Au pied d'une colline arborée, pendant que des hélicoptères de la police survolent la Quinta Vergara, qui abrite chaque année le festival de Viña del Mar, Mon Laferte prend enfin la parole. Les mots de la chanteuse pop chilienne, lèvres rouges, robe à froufrous et regard charbonneux, sont très attendus. Car ce lundi, c'est la première fois qu'elle se produit au Chili depuis le début du mouvement social qui a éclaté le 18 octobre pour protester contre les très fortes inégalités dans le pays. En novembre, lors de la cérémonie des Latin Grammys, elle avait inscrit sur son torse nu un message en lettres noires : «Au Chili, on torture, on viole et on tue.»
«Je suis née dans un quartier populaire, dit-elle comme un aveu, dans ce pays où la ségrégation urbaine et sociale est aussi forte que le mépris de classe. Et tout ce que j'ai appris dans la vie, c'est comment chanter. J'ai dû commencer à travailler très jeune. Il est si difficile de se taire quand on a vécu ça… Tout le monde ne sait pas ce que c'est que de crever de faim, de vraiment crever de faim.» Plus tôt, elle sautait avec le public qui, comme en manifestation, criait : «Qui ne saute pas est un flic !» Puis elle s'est mise à danser avec la chanteuse Francisca Valenzuela, foulard vert du mouvement pro-avortement à la main, accompagnée par la voix de dizaines de femmes invitées sur scène.
«Monde people» Pourtant, le Festival international de la chanson de Viña del Mar, qui dure jusqu'à vendredi, est loin d'être le rendez-vous des mouvements sociaux. C'est même «le symbole de l'establishment», estime le journaliste culturel Patricio Cuevas. Pendant la dictature, Augusto Pinochet assistait d'ailleurs régulièrement aux festivités. Et à partir des années 90, l'événement est devenu la vitrine trompeuse, selon Cuevas, d'un pays «normal», «au processus démocratique exemplaire et aux bons indicateurs économiques».

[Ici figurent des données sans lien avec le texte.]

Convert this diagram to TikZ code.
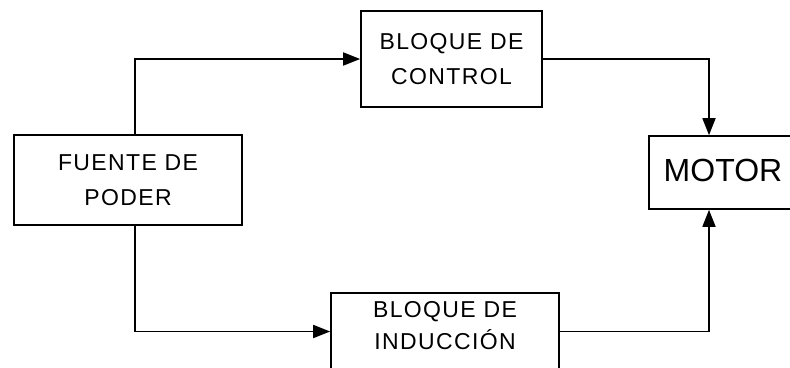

Les télévisions achètent les droits de retransmission près de 400 millions de dollars, et les médias nationaux couvrent largement les six soirées du festival, même quand ils ne peuvent pas diffuser les images. «C'est le moment où sont lancées les campagnes publicitaires de l'année», souligne Patricio Cuevas, pour qui le festival représente à la fois «une photo de la société chilienne» et «un monde people» superficiel. Or cette année, «le festival a été envahi par le mouvement social».
Dès l'ouverture, dimanche, la superstar portoricaine Ricky Martin, qui a soutenu les manifestations contre le gouverneur de son île l'an dernier, a envoyé un message de soutien aux Chiliens. «Ne vous taisez pas», a-t-il lancé après avoir troqué un costume à paillettes pour une tunique blanche sans manches. «Exigez le minimum : les droits de l'homme», a-t-il conclu sous les applaudissements. Et quand, mardi soir, la chanteuse mexicaine Ana Gabriel a comparé le Chili au Venezuela, semblant désapprouver la contestation sociale, le public a répondu par l'un des principaux slogans des manifs : «Le Chili s'est réveillé !»
Ballons dorés Les organisateurs du festival et les autorités avaient pourtant tenté de limiter au maximum les messages politiques, en interdisant au public d'apporter pancartes, drapeaux et banderoles. Lundi, pour le concert de Mon Laferte, Gabriela Gutierrez avait prévu des ballons dorés en forme de lettres pour former le message «oui, j'approuve», en allusion au référendum sur l'abandon de la Constitution héritée de la dictature, prévu le 26 avril. Mais «il y avait des policiers à tous les coins de rue, on a contrôlé trois fois mon identité, et la police a confisqué plusieurs ballons que j'avais confiés à ma sœur», regrette cette femme au foyer venue de Santiago, encore «choquée que dans un pays démocratique, on ne permette pas ça». La veille, Paola Pinilla a vu les policiers «déchirer et jeter à la poubelle les pancartes de plusieurs personnes». Foulard violet autour du cou - l'un des emblèmes féministes en Amérique latine -, Gabriela a pu constituer son message une fois l'entrée passée, grâce à d'autres spectatrices «qui ont prêté des feuilles A4 et du rouge à lèvres».
Mais les manifestations ont aussi eu lieu hors de l'enceinte du festival. Dès dimanche, des centaines de personnes sont descendues des quartiers populaires de Viña del Mar pour protester contre un événement qui occulte selon eux les problèmes sociaux de la ville côtière. Les manifestants ont été dispersés par les carabineros à l'aide de canons à eau et de gaz lacrymogènes. Une quinzaine de voitures ont été brûlées et un hôtel, visé par des jets de pierres, a dû fermer ses portes lundi pour des raisons de sécurité.